23 ottobre. Giornata missionaria mondiale: il compito di dare testimonianza
Quanto sta avvenendo oggi sul palcoscenico internazionale esige un sussulto di missionarietà. “D'altronde, la crisi armata che insanguina attualmente l’Ucraina, a seguito dell’invasione russa del 24 febbraio scorso, sta avendo delle forti ripercussioni a livello planetario”.
Il drammatico puzzle della «Terza guerra mondiale a pezzi», evocato per anni da papa Francesco, si sta componendo oggi a partire dall’Europa Orientale. Col risultato che si acuiscono le complicanze nel ricercare un’intesa che scongiuri inutili spargimenti di sangue. Tutto questo con l’aggravante, nelle periferie geografiche ed esistenziali, di convergenze opportunistiche o ambigui allineamenti attorno alle armi che si vendono e al sangue che si versa nel cosiddetto “resto del mondo”.

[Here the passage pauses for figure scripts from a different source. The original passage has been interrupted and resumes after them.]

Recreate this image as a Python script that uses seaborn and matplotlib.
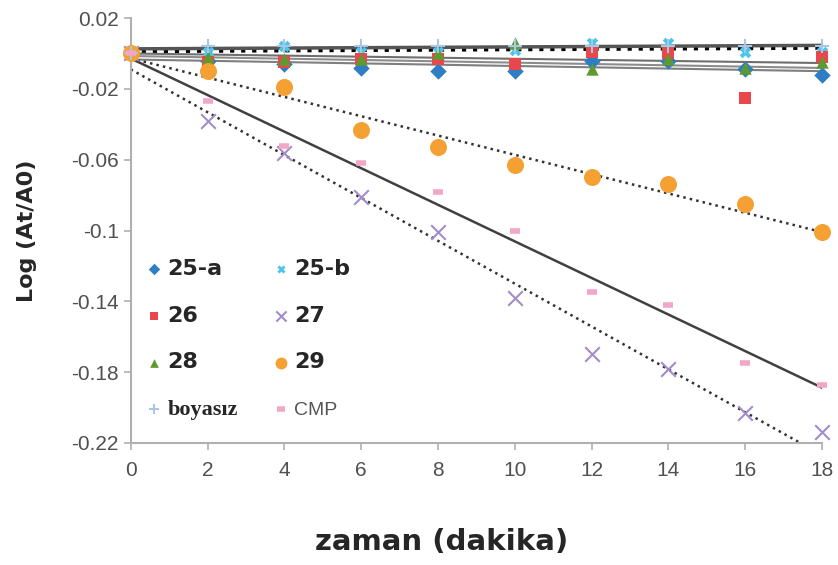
import matplotlib
matplotlib.use("Agg")
import matplotlib.pyplot as plt
import seaborn as sns
import pandas as pd

# time (minutes)
zaman = [0, 2, 4, 6, 8, 10, 12, 14, 16, 18]

# Log(At/A0) per sample
s25a = [0, -0.004, -0.006, -0.008, -0.010, -0.010, -0.004, -0.004, -0.009, -0.012]
s25b = [0, 0.001, 0.004, 0.001, 0.001, 0.002, 0.006, 0.006, 0.001, 0.001]
s26 = [0, -0.005, -0.005, -0.003, -0.003, -0.006, 0.001, 0.000, -0.025, -0.002]
s27 = [0, -0.038, -0.056, -0.081, -0.101, -0.138, -0.170, -0.178, -0.203, -0.214]
s28 = [0, -0.002, -0.003, -0.003, 0.000, 0.006, -0.009, -0.003, -0.008, -0.005]
s29 = [0, -0.010, -0.019, -0.043, -0.053, -0.063, -0.070, -0.074, -0.085, -0.101]
boyasiz = [0, 0.004, 0.004, 0.004, 0.004, 0.004, 0.004, 0.004, 0.004, 0.004]
cmp_vals = [0, -0.027, -0.052, -0.062, -0.078, -0.100, -0.135, -0.142, -0.175, -0.187]

labels = ["25-a", "25-b", "26", "27", "28", "29", "boyasız", "CMP"]
series = [s25a, s25b, s26, s27, s28, s29, boyasiz, cmp_vals]
colors = ["#2e7ec4", "#4cc6e8", "#e8484c", "#a48cc8", "#5f9a30", "#f5a033", "#a9c6e6", "#f2a7c6"]
markers = ["D", "X", "s", "x", "^", "o", "+", "_"]
sizes = [70, 70, 70, 110, 80, 150, 110, 60]

sns.set_style("ticks")
fig, ax = plt.subplots(figsize=(8.38, 5.65), dpi=100)
fig.subplots_adjust(left=0.156, right=0.981, bottom=0.216, top=0.968)

# trend lines first (under the points)
trend = {"25-a": ("#7f7f7f", "-", 1.5), "26": ("#8c8c8c", "-", 1.5),
         "28": ("#6f6f6f", "-", 1.5), "boyasız": ("#555555", "-", 2.5),
         "25-b": ("black", ":", 3.0), "27": ("#333333", ":", 1.8),
         "29": ("#333333", ":", 1.8), "CMP": ("#404040", "-", 1.8)}
for lab, vals in zip(labels, series):
    c, ls, lw = trend[lab]
    sns.regplot(x=zaman, y=vals, ax=ax, scatter=False, ci=None,
                line_kws=dict(color=c, ls=ls, lw=lw))

for lab, vals, c, m, s in zip(labels, series, colors, markers, sizes):
    df = pd.DataFrame({"zaman": zaman, "y": vals})
    if m in ("x", "+"):
        kw = dict(linewidth=1.5)
    elif m == "_":
        kw = dict(linewidth=4)
    else:
        kw = dict(linewidth=0)
    sns.scatterplot(data=df, x="zaman", y="y", ax=ax, color=c, marker=m, s=s,
                    label=lab, zorder=3, clip_on=False, **kw)

ax.set_xlim(0, 18)
ax.set_ylim(-0.22, 0.02)
ax.set_xticks(range(0, 19, 2))
ax.set_yticks([0.02, -0.02, -0.06, -0.1, -0.14, -0.18, -0.22])
ax.set_yticklabels(["0.02", "-0.02", "-0.06", "-0.1", "-0.14", "-0.18", "-0.22"])
for sp in ["top", "right"]:
    ax.spines[sp].set_visible(False)
for sp in ["left", "bottom"]:
    ax.spines[sp].set_color("#b0b0b0")
    ax.spines[sp].set_linewidth(1.5)
ax.tick_params(colors="#b0b0b0", labelcolor="#505050", labelsize=15, length=5, width=1.2)
ax.tick_params(axis="x", pad=8)
for t in ax.get_xticklabels() + ax.get_yticklabels():
    t.set_family("Liberation Sans")

ax.set_xlabel("zaman (dakika)", fontsize=21, fontweight="bold")
ax.xaxis.set_label_coords(0.45, -0.2)
ax.set_ylabel("Log (At/A0)", fontsize=16, fontweight="bold")
ax.yaxis.set_label_coords(-0.135, 0.5)

# legend filled row by row like the original
h, l = ax.get_legend_handles_labels()
order = [0, 2, 4, 6, 1, 3, 5, 7]
leg = ax.legend([h[i] for i in order], [l[i] for i in order], ncol=2, loc="upper left",
                bbox_to_anchor=(-0.008, 0.48), frameon=False,
                fontsize=16, labelspacing=1.2, columnspacing=1.55,
                handletextpad=0.2, handlelength=0.8, markerscale=0.7)
for t in leg.get_texts():
    if t.get_text() == "boyasız":
        t.set_family("Liberation Serif")
        t.set_fontweight("bold")
    elif t.get_text() == "CMP":
        t.set_family("Liberation Sans")
        t.set_color("#555555")
        t.set_fontsize(14)
    else:
        t.set_fontweight("bold")

fig.savefig("out.png", dpi=100)
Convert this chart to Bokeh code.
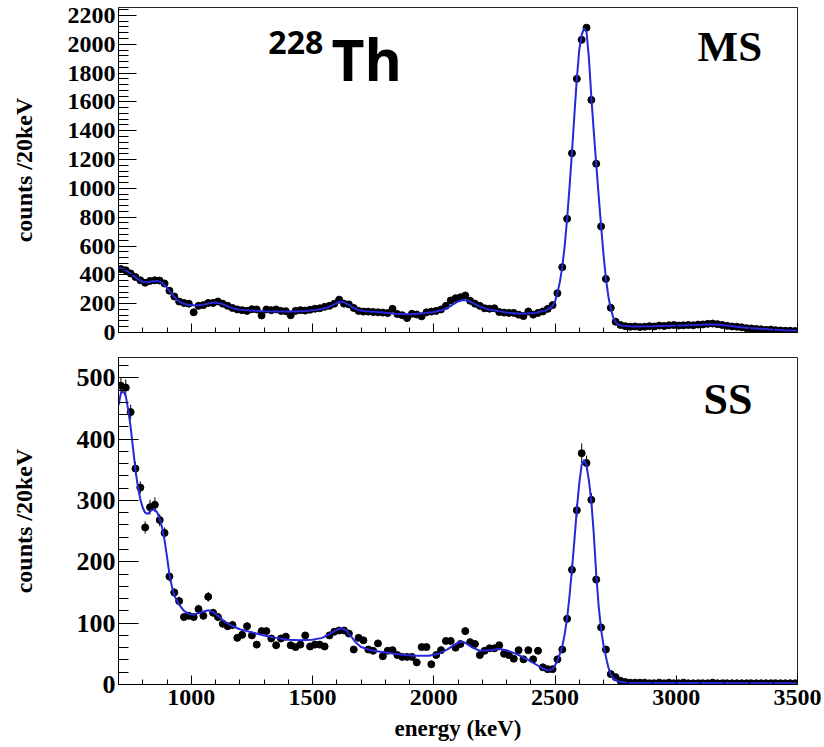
import numpy as np
from bokeh.plotting import figure
from bokeh.layouts import column
from bokeh.models import Range1d, SingleIntervalTicker, Label, ColumnDataSource
from bokeh.embed import file_html
from bokeh.resources import INLINE

# ---------------- data ----------------
# 20 keV bins, centres 710 ... 3490 keV
bin_first, bin_last, bin_width = 710, 3490, 20

ms_counts = [
    440, 432, 410, 385, 362, 345, 358, 362, 360, 340,
    290, 250, 215, 205, 200, 140, 185, 190, 205, 205,
    215, 200, 185, 170, 160, 155, 150, 162, 160, 118,
    160, 155, 160, 150, 148, 120, 150, 155, 152, 158,
    165, 168, 178, 185, 200, 228, 200, 195, 170, 150,
    145, 145, 142, 140, 138, 135, 164, 128, 120, 100,
    130, 125, 112, 140, 145, 150, 160, 185, 222, 238,
    245, 257, 220, 200, 185, 168, 165, 168, 142, 138,
    136, 136, 124, 114, 146, 124, 136, 146, 164, 190,
    273, 453, 789, 1244, 1760, 2031, 2115, 1614, 1171, 736,
    372, 171, 75, 52, 44, 40, 42, 38, 40, 44,
    42, 48, 45, 50, 52, 48, 50, 52, 50, 55,
    56, 60, 62, 58, 52, 46, 42, 40, 36, 30,
    28, 25, 22, 18, 20, 16, 14, 12, 12, 10,
]

ss_counts = [
    487, 484, 444, 352, 321, 256, 289, 293, 268, 247,
    176, 150, 136, 110, 112, 110, 123, 112, 143, 117,
    110, 99, 95, 97, 76, 81, 95, 80, 65, 87,
    87, 75, 64, 75, 78, 64, 61, 65, 80, 62,
    65, 65, 62, 80, 86, 88, 88, 83, 57, 76,
    72, 57, 55, 67, 46, 55, 56, 48, 45, 45,
    45, 36, 61, 61, 33, 48, 56, 71, 71, 60,
    66, 87, 69, 66, 48, 55, 59, 59, 64, 50,
    48, 42, 56, 41, 56, 41, 55, 28, 25, 25,
    41, 57, 107, 187, 284, 377, 361, 301, 171, 93,
    57, 17, 12, 6, 4, 3, 3, 3, 3, 2,
    2, 3, 2, 3, 2, 2, 3, 2, 2, 2,
    2, 2, 3, 2, 2, 2, 2, 2, 2, 2,
    2, 2, 2, 2, 2, 2, 2, 2, 2, 2,
]

ss_errors = [
    13, 13, 12, 11, 10, 10, 12, 12, 10, 9,
    8, 7, 7, 6, 6, 6, 7, 6, 8, 6,
    6, 6, 6, 6, 5, 5, 6, 5, 5, 5,
    5, 5, 5, 5, 5, 5, 5, 5, 5, 5,
    5, 5, 5, 5, 5, 5, 5, 5, 5, 5,
    5, 5, 4, 5, 4, 4, 4, 4, 4, 4,
    4, 4, 4, 4, 4, 4, 4, 5, 5, 4,
    4, 6, 5, 4, 4, 4, 4, 4, 4, 4,
    4, 4, 4, 4, 4, 4, 4, 3, 3, 3,
    4, 5, 6, 9, 11, 16, 12, 11, 8, 6,
    5, 3, 3, 2, 2, 1, 1, 1, 1, 1,
    1, 1, 1, 1, 1, 1, 1, 1, 1, 1,
    1, 1, 1, 1, 1, 1, 1, 1, 1, 1,
    1, 1, 1, 1, 1, 1, 1, 1, 1, 1,
]

# fitted model curves (energy, counts)
ms_fit_energy = [700, 720, 740, 760, 780, 800, 820, 840, 860, 880, 900, 920, 940, 960, 980,
                 1000, 1020, 1040, 1060, 1080, 1100, 1120, 1140, 1160, 1180, 1200, 1240,
                 1300, 1360, 1420, 1480, 1520, 1560, 1590, 1610, 1630, 1650, 1670, 1690,
                 1720, 1780, 1840, 1900, 1960, 2000, 2040, 2070, 2100, 2120, 2140, 2160,
                 2190, 2220, 2260, 2300, 2360, 2420, 2460, 2480, 2490, 2500, 2510, 2520,
                 2530, 2540, 2550, 2560, 2570, 2580, 2590, 2600, 2610, 2620, 2630, 2640,
                 2650, 2660, 2670, 2680, 2690, 2700, 2710, 2720, 2730, 2740, 2750, 2760,
                 2780, 2820, 2900, 3000, 3080, 3140, 3180, 3240, 3300, 3380, 3440, 3500]
ms_fit_counts = [448, 440, 420, 398, 372, 350, 348, 356, 358, 345, 312, 268, 228, 205, 195,
                 190, 188, 190, 197, 205, 208, 202, 190, 176, 165, 158, 152,
                 148, 146, 145, 150, 158, 172, 195, 215, 210, 192, 170, 155,
                 147, 140, 130, 126, 134, 142, 158, 185, 215, 226, 222, 205,
                 180, 162, 150, 138, 130, 136, 152, 170, 185, 215, 275, 350,
                 455, 600, 790, 1010, 1250, 1510, 1760, 1960, 2065, 2110, 2085, 1900,
                 1630, 1390, 1170, 950, 740, 540, 375, 250, 165, 105, 72, 56,
                 46, 42, 43, 48, 52, 58, 54, 42, 32, 22, 16, 12]

ss_fit_energy = [700, 710, 720, 730, 740, 750, 760, 770, 780, 790, 800, 810, 820, 830, 840,
                 850, 860, 870, 880, 890, 900, 910, 920, 930, 950, 970, 990, 1010, 1030,
                 1050, 1070, 1090, 1110, 1130, 1160, 1200, 1250, 1300, 1350, 1400, 1450,
                 1500, 1540, 1570, 1600, 1620, 1640, 1660, 1680, 1700, 1740, 1800, 1860,
                 1920, 1980, 2020, 2060, 2090, 2110, 2130, 2160, 2190, 2230, 2270, 2300,
                 2340, 2380, 2420, 2450, 2470, 2490, 2510, 2520, 2530, 2540, 2550, 2560,
                 2570, 2580, 2590, 2600, 2610, 2620, 2630, 2640, 2650, 2660, 2670, 2680,
                 2690, 2700, 2710, 2720, 2730, 2740, 2760, 2800, 3500]
ss_fit_counts = [455, 475, 478, 470, 448, 420, 385, 350, 322, 302, 288, 280, 278, 282, 285,
                 285, 280, 270, 255, 235, 208, 180, 160, 145, 130, 120, 115, 114, 116,
                 119, 121, 118, 112, 105, 97, 90, 85, 80, 76, 73, 72,
                 73, 76, 82, 89, 92, 88, 78, 68, 61, 56, 52, 49,
                 47, 47, 50, 58, 66, 70, 68, 60, 55, 56, 58, 56,
                 50, 42, 33, 26, 23, 25, 38, 50, 62, 82, 108, 145,
                 188, 235, 285, 328, 358, 366, 357, 332, 298, 245, 180, 128,
                 90, 64, 45, 28, 17, 10, 5, 3, 2]

energy = np.arange(bin_first, bin_last + 1, bin_width)

# ---------------- styling helpers ----------------
SERIF = "Liberation Serif"
FIT_COLOR = "#2626da"
x_range = Range1d(700, 3500)


def style(p, y_interval, y_major_len, y_font, y_label_standoff, x_labels=True):
    p.xgrid.visible = False
    p.ygrid.visible = False
    p.outline_line_color = "#222222"
    p.outline_line_width = 1
    p.xaxis.ticker = SingleIntervalTicker(interval=500, num_minor_ticks=5)
    p.yaxis.ticker = SingleIntervalTicker(interval=y_interval, num_minor_ticks=5)
    for ax in (p.xaxis[0], p.yaxis[0]):
        ax.axis_line_color = "black"
        ax.major_tick_line_color = "black"
        ax.minor_tick_line_color = "black"
        ax.major_tick_out = 0
        ax.minor_tick_out = 0
        ax.major_label_text_font = SERIF
        ax.major_label_text_font_style = "bold"
        ax.major_label_text_color = "black"
        ax.axis_label_text_font = SERIF
        ax.axis_label_text_font_style = "bold"
        ax.axis_label_text_color = "black"
    p.xaxis.major_tick_in = 9
    p.xaxis.minor_tick_in = 5
    p.yaxis.major_tick_in = y_major_len
    p.yaxis.minor_tick_in = 10
    p.yaxis.major_label_text_font_size = y_font
    p.yaxis.major_label_standoff = 3
    p.yaxis.axis_label = "counts /20keV"
    p.yaxis.axis_label_text_font_size = "24px"
    p.yaxis.axis_label_standoff = y_label_standoff
    if x_labels:
        p.xaxis.major_label_text_font_size = "24px"
        p.xaxis.major_label_standoff = 5
    else:
        p.xaxis.major_label_text_font_size = "1px"
        p.xaxis.major_label_text_color = None
        p.xaxis.major_label_standoff = 0


# ---------------- top panel: MS ----------------
p1 = figure(x_range=x_range, y_range=Range1d(0, 2255), output_backend="svg",
            toolbar_location=None, frame_width=679, frame_height=325,
            min_border_left=118, min_border_right=25, min_border_top=7, min_border_bottom=12)
style(p1, 200, 18, "24px", 28, x_labels=False)

ms_src = ColumnDataSource(dict(e=energy, c=ms_counts))
p1.scatter("e", "c", source=ms_src, size=7, color="black")
p1.line(ms_fit_energy, ms_fit_counts, line_color=FIT_COLOR, line_width=2)

p1.add_layout(Label(x=3088, y=1985, text="MS", text_font=SERIF, text_font_style="bold",
                    text_font_size="43px", text_color="black", text_baseline="alphabetic"))
p1.add_layout(Label(x=1318, y=2010, text="228", text_font="Open Sans", text_font_style="bold",
                    text_font_size="32px", text_color="black", text_baseline="alphabetic"))
p1.add_layout(Label(x=1578, y=1900, text="Th", text_font="Open Sans", text_font_style="bold",
                    text_font_size="57px", text_color="black", text_baseline="alphabetic"))

# ---------------- bottom panel: SS ----------------
p2 = figure(x_range=x_range, y_range=Range1d(0, 533), output_backend="svg",
            toolbar_location=None, frame_width=679, frame_height=327,
            min_border_left=118, min_border_right=25, min_border_top=13, min_border_bottom=0)
style(p2, 100, 20, "26px", 37, x_labels=True)
p2.xaxis.axis_label = "energy (keV)"
p2.xaxis.axis_label_text_font_size = "23px"
p2.xaxis.axis_label_standoff = 8

ss_src = ColumnDataSource(dict(e=energy, c=ss_counts,
                               lo=np.array(ss_counts) - np.array(ss_errors),
                               hi=np.array(ss_counts) + np.array(ss_errors)))
p2.segment(x0="e", y0="lo", x1="e", y1="hi", source=ss_src, line_color="black", line_width=1)
p2.scatter("e", "c", source=ss_src, size=7, color="black")
p2.line(ss_fit_energy, ss_fit_counts, line_color=FIT_COLOR, line_width=2)

p2.add_layout(Label(x=3112, y=464, text="SS", text_font=SERIF, text_font_style="bold",
                    text_font_size="44px", text_color="black", text_baseline="alphabetic"))

layout = column(p1, p2, spacing=0)
open("out.html", "w").write(file_html(layout, INLINE))
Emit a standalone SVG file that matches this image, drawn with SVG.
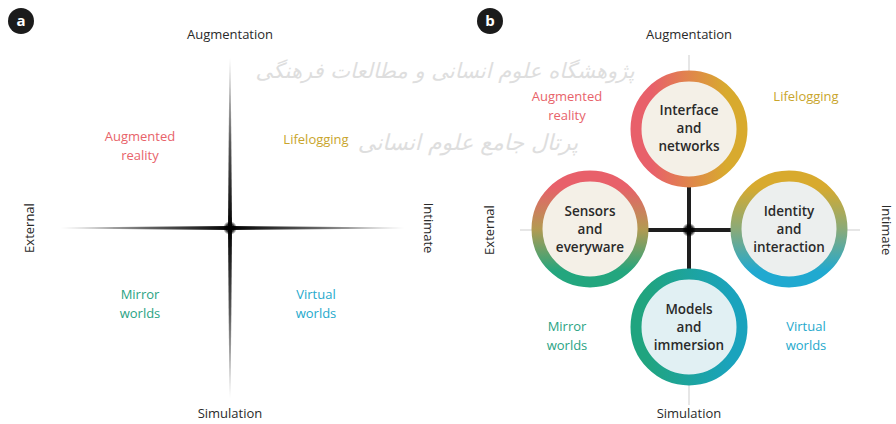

Basti pensare alla crisi armata nell’Etiopia settentrionale, o alle tante guerre dimenticate in corso nell’Africa subsahariana. E cosa dire della crisi economica di portata planetaria che sta evidenziando sempre più le interconnessioni e dunque le dipendenze tra i vari continenti?
È evidente che andando avanti di questo passo, tanta parte dell’umanità rischia di precipitare nei bassifondi della Storia e l’ombra dell’apocalisse nucleare sui allunga su tutti e tutto. Per questo siamo chiamati a una decisa assunzione di responsabilità cercando non solo di rendere intelligibili i «segni dei tempi» come auspicato dal magistero del Concilio Vaticano II (che nell’ottobre di sessant’anni fa trovò il suo incipit). Occorre soprattutto operare un sano discernimento contrastando il pensiero debole, quello dei profeti di sventura; uno stato d’animo, quello di tanta gente, acuito dalla paura che non solo disperde le energie, ma asseconda la sfiducia e la rassegnazione rispetto ai dinamismi odierni.
La celebrazione della Giornata missionaria mondiale, domenica 23 ottobre, promossa dalle Pontificie opere missionarie (Pom) rappresenta davvero l’occasione giusta per voltare pagina, per comprendere col cuore e con la mente che la nostra «non è un’epoca di cambiamenti, ma un cambiamento d’epoca» come ci ha ricordato in più occasioni il Papa.
Seguendo l’esempio dei nostri missionari e delle nostre missionarie che hanno dato e danno la vita per la causa del Regno di Dio, abbiamo tutti il compito, per vocazione battesimale, di rendere intelligibile la Buona Notizia in un mondo in cui le angosce per il domani sembrano prendere il sopravvento. Il tema che è stato scelto dal Santo Padre per la Giornata 2022, nel tradizionale messaggio, pubblicato il 6 gennaio scorso, è chiaro e diretto: «Di me sarete testimoni» (At 1,8). Il Pontefice non ha dubbi e rifacendosi alle Scritture ci rammenta che: «Come Cristo è il primo inviato, cioè missionario del Padre (cfr. Gv 20,21) e, in quanto tale, è il suo “testimone fedele” (cfr. Ap 1,5), così ogni cristiano è chiamato a essere missionario e testimone di Cristo», precisando poi che «la Chiesa, comunità dei discepoli di Cristo, non ha altra missione se non quella di evangelizzare il mondo, rendendo testimonianza a Cristo. L’identità della Chiesa è evangelizzare».
A questo proposito, don Mariano Salpinone, teologo e membro del Consiglio Missionario Nazionale della Fondazione Missio, ha osservato che l’appuntamento della Giornata come anche il recente Festival della Missione svoltosi a Milano, «non sono il ricordo o l’incontro dei “reduci di guerra”, ma il costruire insieme uno sguardo ecclesiale frutto di diverse prospettive, soprattutto di quelle che rendono meglio ragione delle periferie della terra. La Missione «ad gentes», dunque ai lontani, non è qualcos’altro da fare o un di più facoltativo (…) significa piuttosto aprire il libro della Missione per vivere in pienezza l’essere Chiesa».
La posta in gioco è alta. Significa, per esempio, riconoscere, sempre e comunque, la dignità della persona umana creata a immagine e somiglianza di Dio in una società planetaria in cui si acuisce di giorno in giorno l’esclusione sociale. Da questo punto di vista l’universalità dell’evangelizzazione, che trova nelle Pom l’organismo di comunione più rappresentativo dal punto di vista dell’animazione missionaria, esige il riconoscimento ogni alterità. Perché, come scrive papa Francesco, «siamo tutti fratelli e nessuno si salva da solo».